Dataset content |

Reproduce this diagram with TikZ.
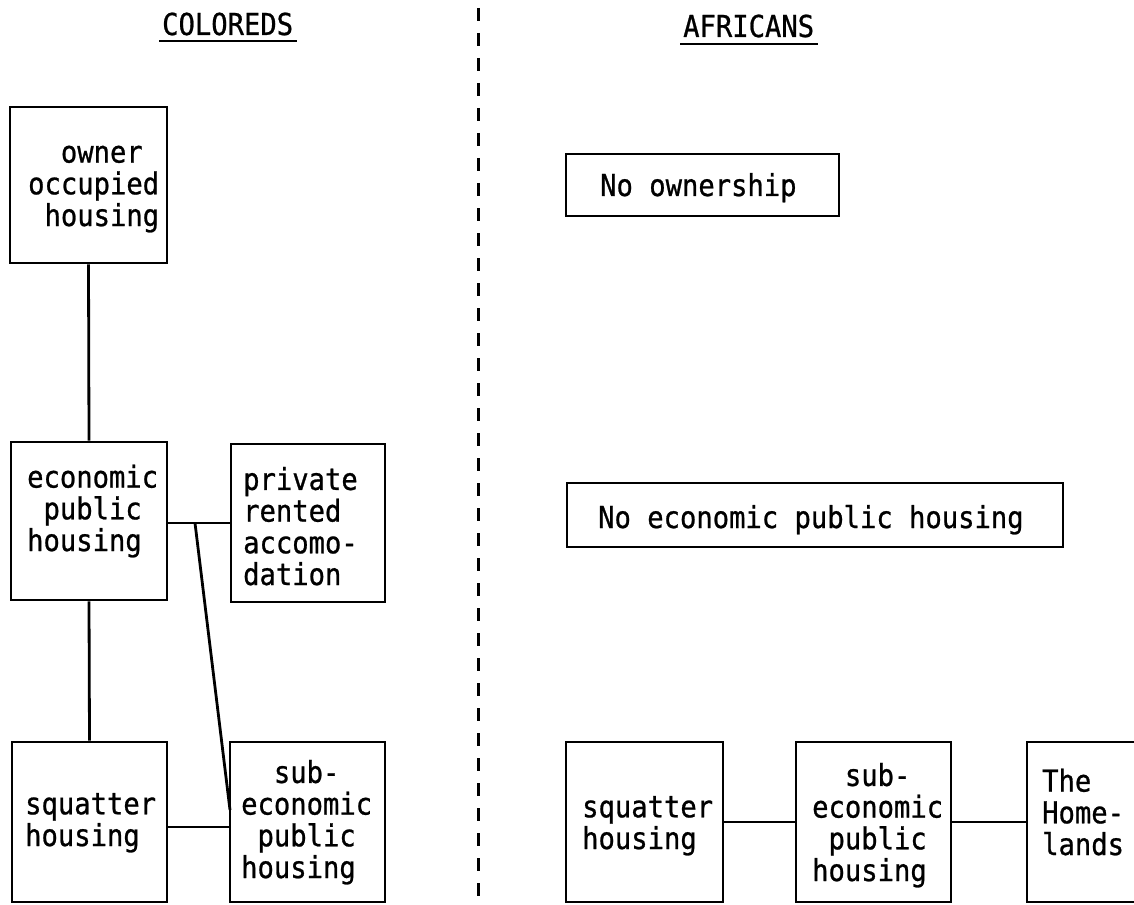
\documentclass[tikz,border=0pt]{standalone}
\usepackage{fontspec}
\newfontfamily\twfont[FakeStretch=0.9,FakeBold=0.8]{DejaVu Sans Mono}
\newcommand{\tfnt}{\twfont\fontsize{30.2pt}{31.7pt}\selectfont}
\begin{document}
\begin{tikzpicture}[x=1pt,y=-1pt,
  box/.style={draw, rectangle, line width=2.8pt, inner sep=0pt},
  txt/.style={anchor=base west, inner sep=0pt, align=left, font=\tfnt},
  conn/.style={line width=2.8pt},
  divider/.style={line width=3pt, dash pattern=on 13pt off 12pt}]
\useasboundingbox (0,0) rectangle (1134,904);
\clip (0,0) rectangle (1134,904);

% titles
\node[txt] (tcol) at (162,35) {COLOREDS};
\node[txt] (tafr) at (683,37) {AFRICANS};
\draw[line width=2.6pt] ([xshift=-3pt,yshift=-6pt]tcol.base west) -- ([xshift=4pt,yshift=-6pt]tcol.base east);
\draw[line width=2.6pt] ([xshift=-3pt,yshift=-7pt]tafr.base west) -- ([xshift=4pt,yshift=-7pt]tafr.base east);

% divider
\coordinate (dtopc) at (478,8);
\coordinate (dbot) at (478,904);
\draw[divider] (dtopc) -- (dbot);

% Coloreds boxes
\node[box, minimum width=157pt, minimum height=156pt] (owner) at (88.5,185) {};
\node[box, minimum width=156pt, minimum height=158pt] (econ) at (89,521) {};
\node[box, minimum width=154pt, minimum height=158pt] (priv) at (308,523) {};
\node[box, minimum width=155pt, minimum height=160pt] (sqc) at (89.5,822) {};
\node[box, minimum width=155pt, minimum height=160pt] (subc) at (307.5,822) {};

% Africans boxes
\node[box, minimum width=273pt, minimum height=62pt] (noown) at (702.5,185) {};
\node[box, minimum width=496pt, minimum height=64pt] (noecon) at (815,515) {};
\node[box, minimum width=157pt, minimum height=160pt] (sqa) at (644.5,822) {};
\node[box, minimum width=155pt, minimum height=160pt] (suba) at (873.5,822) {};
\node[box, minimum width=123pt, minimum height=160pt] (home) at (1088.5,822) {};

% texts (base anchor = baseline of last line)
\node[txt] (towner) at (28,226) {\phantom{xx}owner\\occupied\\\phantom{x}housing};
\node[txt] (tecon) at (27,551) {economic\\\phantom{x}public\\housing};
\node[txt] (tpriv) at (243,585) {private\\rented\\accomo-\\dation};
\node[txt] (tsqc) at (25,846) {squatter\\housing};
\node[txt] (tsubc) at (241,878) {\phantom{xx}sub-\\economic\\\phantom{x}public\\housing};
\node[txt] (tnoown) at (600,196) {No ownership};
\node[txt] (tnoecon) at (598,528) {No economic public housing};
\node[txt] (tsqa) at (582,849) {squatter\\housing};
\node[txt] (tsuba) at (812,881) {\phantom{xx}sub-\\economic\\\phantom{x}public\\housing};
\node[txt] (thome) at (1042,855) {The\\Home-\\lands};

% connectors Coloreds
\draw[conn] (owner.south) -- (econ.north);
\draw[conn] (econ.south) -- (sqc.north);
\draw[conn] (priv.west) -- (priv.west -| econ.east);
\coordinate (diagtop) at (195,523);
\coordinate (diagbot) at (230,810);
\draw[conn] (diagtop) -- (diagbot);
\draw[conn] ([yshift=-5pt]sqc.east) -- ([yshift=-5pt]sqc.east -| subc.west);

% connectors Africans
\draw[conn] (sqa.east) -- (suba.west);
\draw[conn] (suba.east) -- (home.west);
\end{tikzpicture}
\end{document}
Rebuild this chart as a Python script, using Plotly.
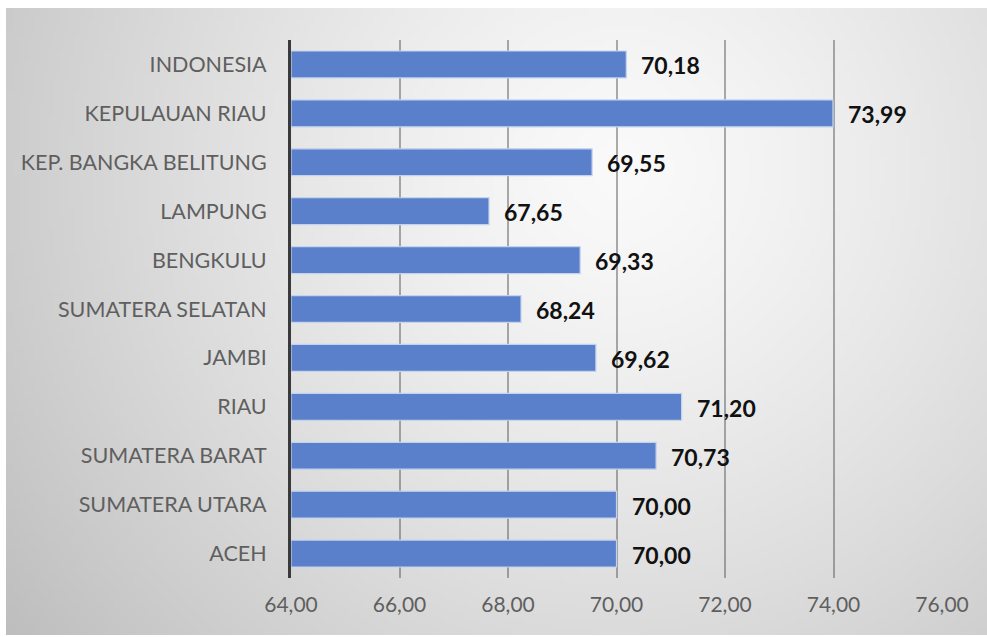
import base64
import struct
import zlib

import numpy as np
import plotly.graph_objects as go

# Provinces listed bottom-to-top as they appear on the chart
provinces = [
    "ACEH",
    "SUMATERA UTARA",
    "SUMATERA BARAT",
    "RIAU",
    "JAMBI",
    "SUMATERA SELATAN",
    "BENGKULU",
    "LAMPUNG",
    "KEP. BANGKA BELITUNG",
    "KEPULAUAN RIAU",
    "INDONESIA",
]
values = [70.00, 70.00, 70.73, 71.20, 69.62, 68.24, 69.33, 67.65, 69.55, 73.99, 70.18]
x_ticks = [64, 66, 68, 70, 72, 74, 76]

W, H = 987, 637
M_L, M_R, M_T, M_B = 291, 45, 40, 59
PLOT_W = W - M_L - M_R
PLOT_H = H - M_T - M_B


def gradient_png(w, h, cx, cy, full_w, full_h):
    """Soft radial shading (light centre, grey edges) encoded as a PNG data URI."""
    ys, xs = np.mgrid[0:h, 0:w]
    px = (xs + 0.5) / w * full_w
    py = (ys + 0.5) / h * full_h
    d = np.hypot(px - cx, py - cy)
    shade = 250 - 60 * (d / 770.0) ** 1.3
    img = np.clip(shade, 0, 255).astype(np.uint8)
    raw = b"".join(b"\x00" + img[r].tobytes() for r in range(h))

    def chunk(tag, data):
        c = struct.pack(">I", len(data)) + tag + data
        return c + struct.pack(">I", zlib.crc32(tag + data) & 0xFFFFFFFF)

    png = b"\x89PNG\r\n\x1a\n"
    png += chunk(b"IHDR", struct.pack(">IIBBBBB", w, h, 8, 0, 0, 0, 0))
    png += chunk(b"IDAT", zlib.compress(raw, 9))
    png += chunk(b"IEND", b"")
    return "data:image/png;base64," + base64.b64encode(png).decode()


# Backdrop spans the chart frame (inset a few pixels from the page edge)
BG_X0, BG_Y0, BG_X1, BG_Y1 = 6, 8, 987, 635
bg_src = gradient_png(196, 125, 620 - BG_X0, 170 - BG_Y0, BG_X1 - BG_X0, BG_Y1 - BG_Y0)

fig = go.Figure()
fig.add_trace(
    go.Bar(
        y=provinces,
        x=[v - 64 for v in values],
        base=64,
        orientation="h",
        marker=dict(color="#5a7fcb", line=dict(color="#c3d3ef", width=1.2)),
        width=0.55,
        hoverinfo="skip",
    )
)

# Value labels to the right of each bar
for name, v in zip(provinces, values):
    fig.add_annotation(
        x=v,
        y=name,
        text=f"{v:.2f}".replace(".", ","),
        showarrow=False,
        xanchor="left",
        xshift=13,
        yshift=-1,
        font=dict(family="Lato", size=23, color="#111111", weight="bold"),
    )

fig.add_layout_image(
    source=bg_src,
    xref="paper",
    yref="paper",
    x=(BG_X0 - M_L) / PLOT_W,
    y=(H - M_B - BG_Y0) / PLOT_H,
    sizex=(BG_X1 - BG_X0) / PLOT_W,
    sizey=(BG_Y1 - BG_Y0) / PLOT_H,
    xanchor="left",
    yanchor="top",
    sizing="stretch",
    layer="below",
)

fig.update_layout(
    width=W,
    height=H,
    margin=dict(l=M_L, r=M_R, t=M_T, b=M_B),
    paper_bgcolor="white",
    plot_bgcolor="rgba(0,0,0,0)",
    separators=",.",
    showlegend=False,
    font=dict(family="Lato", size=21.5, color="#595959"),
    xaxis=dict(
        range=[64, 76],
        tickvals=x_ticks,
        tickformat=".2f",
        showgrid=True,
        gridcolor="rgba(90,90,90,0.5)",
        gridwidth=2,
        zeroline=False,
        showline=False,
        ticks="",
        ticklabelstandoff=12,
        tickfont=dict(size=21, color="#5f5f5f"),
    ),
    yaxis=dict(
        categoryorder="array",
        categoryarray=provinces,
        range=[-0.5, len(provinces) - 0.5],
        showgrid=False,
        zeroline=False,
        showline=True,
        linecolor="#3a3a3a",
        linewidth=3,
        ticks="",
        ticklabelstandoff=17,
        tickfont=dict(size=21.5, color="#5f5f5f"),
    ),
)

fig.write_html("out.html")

Instruction | Print out the lines exactly, skipping any picture.

Output |
Reproduce this diagram with TikZ.
\documentclass[tikz,border=0pt]{standalone}
\usepackage{fontspec}
\newfontfamily\twfont[FakeStretch=0.9,FakeBold=0.8]{DejaVu Sans Mono}
\newcommand{\tfnt}{\twfont\fontsize{30.2pt}{31.7pt}\selectfont}
\begin{document}
\begin{tikzpicture}[x=1pt,y=-1pt,
  box/.style={draw, rectangle, line width=2.8pt, inner sep=0pt},
  txt/.style={anchor=base west, inner sep=0pt, align=left, font=\tfnt},
  conn/.style={line width=2.8pt},
  divider/.style={line width=3pt, dash pattern=on 13pt off 12pt}]
\useasboundingbox (0,0) rectangle (1134,904);
\clip (0,0) rectangle (1134,904);

% titles
\node[txt] (tcol) at (162,35) {COLOREDS};
\node[txt] (tafr) at (683,37) {AFRICANS};
\draw[line width=2.6pt] ([xshift=-3pt,yshift=-6pt]tcol.base west) -- ([xshift=4pt,yshift=-6pt]tcol.base east);
\draw[line width=2.6pt] ([xshift=-3pt,yshift=-7pt]tafr.base west) -- ([xshift=4pt,yshift=-7pt]tafr.base east);

% divider
\coordinate (dtopc) at (478,8);
\coordinate (dbot) at (478,904);
\draw[divider] (dtopc) -- (dbot);

% Coloreds boxes
\node[box, minimum width=157pt, minimum height=156pt] (owner) at (88.5,185) {};
\node[box, minimum width=156pt, minimum height=158pt] (econ) at (89,521) {};
\node[box, minimum width=154pt, minimum height=158pt] (priv) at (308,523) {};
\node[box, minimum width=155pt, minimum height=160pt] (sqc) at (89.5,822) {};
\node[box, minimum width=155pt, minimum height=160pt] (subc) at (307.5,822) {};

% Africans boxes
\node[box, minimum width=273pt, minimum height=62pt] (noown) at (702.5,185) {};
\node[box, minimum width=496pt, minimum height=64pt] (noecon) at (815,515) {};
\node[box, minimum width=157pt, minimum height=160pt] (sqa) at (644.5,822) {};
\node[box, minimum width=155pt, minimum height=160pt] (suba) at (873.5,822) {};
\node[box, minimum width=123pt, minimum height=160pt] (home) at (1088.5,822) {};

% texts (base anchor = baseline of last line)
\node[txt] (towner) at (28,226) {\phantom{xx}owner\\occupied\\\phantom{x}housing};
\node[txt] (tecon) at (27,551) {economic\\\phantom{x}public\\housing};
\node[txt] (tpriv) at (243,585) {private\\rented\\accomo-\\dation};
\node[txt] (tsqc) at (25,846) {squatter\\housing};
\node[txt] (tsubc) at (241,878) {\phantom{xx}sub-\\economic\\\phantom{x}public\\housing};
\node[txt] (tnoown) at (600,196) {No ownership};
\node[txt] (tnoecon) at (598,528) {No economic public housing};
\node[txt] (tsqa) at (582,849) {squatter\\housing};
\node[txt] (tsuba) at (812,881) {\phantom{xx}sub-\\economic\\\phantom{x}public\\housing};
\node[txt] (thome) at (1042,855) {The\\Home-\\lands};

% connectors Coloreds
\draw[conn] (owner.south) -- (econ.north);
\draw[conn] (econ.south) -- (sqc.north);
\draw[conn] (priv.west) -- (priv.west -| econ.east);
\coordinate (diagtop) at (195,523);
\coordinate (diagbot) at (230,810);
\draw[conn] (diagtop) -- (diagbot);
\draw[conn] ([yshift=-5pt]sqc.east) -- ([yshift=-5pt]sqc.east -| subc.west);

% connectors Africans
\draw[conn] (sqa.east) -- (suba.west);
\draw[conn] (suba.east) -- (home.west);
\end{tikzpicture}
\end{document}
Rebuild this chart as a Python script, using Plotly.
import base64
import struct
import zlib

import numpy as np
import plotly.graph_objects as go

# Provinces listed bottom-to-top as they appear on the chart
provinces = [
    "ACEH",
    "SUMATERA UTARA",
    "SUMATERA BARAT",
    "RIAU",
    "JAMBI",
    "SUMATERA SELATAN",
    "BENGKULU",
    "LAMPUNG",
    "KEP. BANGKA BELITUNG",
    "KEPULAUAN RIAU",
    "INDONESIA",
]
values = [70.00, 70.00, 70.73, 71.20, 69.62, 68.24, 69.33, 67.65, 69.55, 73.99, 70.18]
x_ticks = [64, 66, 68, 70, 72, 74, 76]

W, H = 987, 637
M_L, M_R, M_T, M_B = 291, 45, 40, 59
PLOT_W = W - M_L - M_R
PLOT_H = H - M_T - M_B


def gradient_png(w, h, cx, cy, full_w, full_h):
    """Soft radial shading (light centre, grey edges) encoded as a PNG data URI."""
    ys, xs = np.mgrid[0:h, 0:w]
    px = (xs + 0.5) / w * full_w
    py = (ys + 0.5) / h * full_h
    d = np.hypot(px - cx, py - cy)
    shade = 250 - 60 * (d / 770.0) ** 1.3
    img = np.clip(shade, 0, 255).astype(np.uint8)
    raw = b"".join(b"\x00" + img[r].tobytes() for r in range(h))

    def chunk(tag, data):
        c = struct.pack(">I", len(data)) + tag + data
        return c + struct.pack(">I", zlib.crc32(tag + data) & 0xFFFFFFFF)

    png = b"\x89PNG\r\n\x1a\n"
    png += chunk(b"IHDR", struct.pack(">IIBBBBB", w, h, 8, 0, 0, 0, 0))
    png += chunk(b"IDAT", zlib.compress(raw, 9))
    png += chunk(b"IEND", b"")
    return "data:image/png;base64," + base64.b64encode(png).decode()


# Backdrop spans the chart frame (inset a few pixels from the page edge)
BG_X0, BG_Y0, BG_X1, BG_Y1 = 6, 8, 987, 635
bg_src = gradient_png(196, 125, 620 - BG_X0, 170 - BG_Y0, BG_X1 - BG_X0, BG_Y1 - BG_Y0)

fig = go.Figure()
fig.add_trace(
    go.Bar(
        y=provinces,
        x=[v - 64 for v in values],
        base=64,
        orientation="h",
        marker=dict(color="#5a7fcb", line=dict(color="#c3d3ef", width=1.2)),
        width=0.55,
        hoverinfo="skip",
    )
)

# Value labels to the right of each bar
for name, v in zip(provinces, values):
    fig.add_annotation(
        x=v,
        y=name,
        text=f"{v:.2f}".replace(".", ","),
        showarrow=False,
        xanchor="left",
        xshift=13,
        yshift=-1,
        font=dict(family="Lato", size=23, color="#111111", weight="bold"),
    )

fig.add_layout_image(
    source=bg_src,
    xref="paper",
    yref="paper",
    x=(BG_X0 - M_L) / PLOT_W,
    y=(H - M_B - BG_Y0) / PLOT_H,
    sizex=(BG_X1 - BG_X0) / PLOT_W,
    sizey=(BG_Y1 - BG_Y0) / PLOT_H,
    xanchor="left",
    yanchor="top",
    sizing="stretch",
    layer="below",
)

fig.update_layout(
    width=W,
    height=H,
    margin=dict(l=M_L, r=M_R, t=M_T, b=M_B),
    paper_bgcolor="white",
    plot_bgcolor="rgba(0,0,0,0)",
    separators=",.",
    showlegend=False,
    font=dict(family="Lato", size=21.5, color="#595959"),
    xaxis=dict(
        range=[64, 76],
        tickvals=x_ticks,
        tickformat=".2f",
        showgrid=True,
        gridcolor="rgba(90,90,90,0.5)",
        gridwidth=2,
        zeroline=False,
        showline=False,
        ticks="",
        ticklabelstandoff=12,
        tickfont=dict(size=21, color="#5f5f5f"),
    ),
    yaxis=dict(
        categoryorder="array",
        categoryarray=provinces,
        range=[-0.5, len(provinces) - 0.5],
        showgrid=False,
        zeroline=False,
        showline=True,
        linecolor="#3a3a3a",
        linewidth=3,
        ticks="",
        ticklabelstandoff=17,
        tickfont=dict(size=21.5, color="#5f5f5f"),
    ),
)

fig.write_html("out.html")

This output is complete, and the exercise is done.